Monopolies drive competitors out of business or buy them up.   Microsoft was greatly criticized for it’s business practices and has barely escaped a few episodes of being broken up by the Federal Government in the name of free enterprise and capitalism.    But what is to be done when Government itself, the ultimate monopoly, gets into your business?   It can regulate it’s competitors – something Microsoft could never do.  It can undersell it’s competitors to the point that the competitors go out of business for a lack of customers.  Certainly the Health Care “Reform” bills don’t outright eliminate the insurance industry, but the government is never a legitimate or honest player.  It can subsidize itself in a way no other insurance company can with money it never earned  and in so doing, drive customers to it’s door.

And what better climate to drive customers to your door than when they have limited incomes such as in a recession or in a depression?   What a better way to capture a Nation than to prey on and exploit their weakness?    The difference between self-governing and being governed can often mean little to people in seemingly desperate situations.  Socialism, as governed by the Government, dictates to you what you can do with your money and, in the end, your very life span.   You can already see the operation of Socialistic control being exercised by the Administration via Kenneth Feinberg.  Your worth is determined by a government bureaucrat: unelected and thus unaccountable to the people they are supposed to be serving.

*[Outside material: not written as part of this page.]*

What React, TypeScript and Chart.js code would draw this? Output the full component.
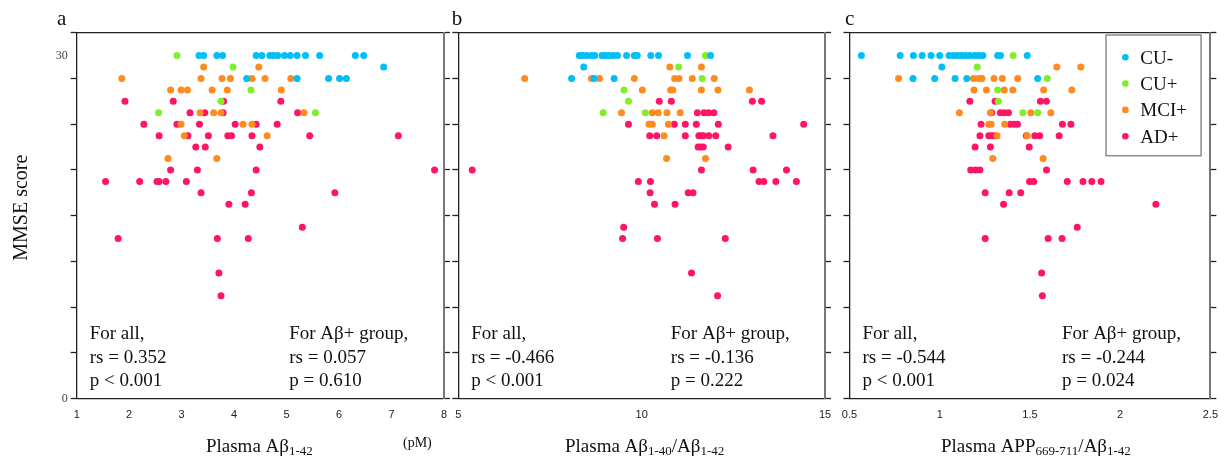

Is this Freedom?  Is this what men and women have fought to preserve?   Was blood shed in the purchase of the Constitution and the form of government we have all in order for it to be thrown away because we are too lazy to take care of ourselves?  Too lazy to elect people to government who will serve the public and not their own re-election campaign or power hunger?  Too lazy to demand that their representatives change the laws and eliminate the bureaucracy that restricts and prevents them from having decent paying jobs, affordable health care, and freedom from government intervention in their lives?   Do we really want to throw that sacrifice away?
We need to elect people into power who will tear down the ever increasing edifice of Federal and State government before it falls under it’s own weight and crushes us.  We need to be wary of any hand that dangles a pretty thing before us because there is always a price to pay.  Nothing is ever truly free, not even Freedom which has to be purchased in blood.  The cost is always paid and eventually the people who think they would benefit the most will be harmed the most by a government that says it will take care of their needs.

Is “free” health care that important that we would give up our right to privacy, to keeping government out of our homes, to keeping our rights to teach our children, to keeping our rights to live long lives or to live at all; that we would give it all up to the Government to manage and oversee?  Do you trust government to always be benevolent when it has such power?    The Monopoly of Government must be regulated and we as stakeholders best exercise our vote to keep it limited in size, scope, and power.

A note about Obama and the Nobel Peace Prize: he won it based off of his ‘Good Intentions”.  Let us not forget what the road to Hell is paved with.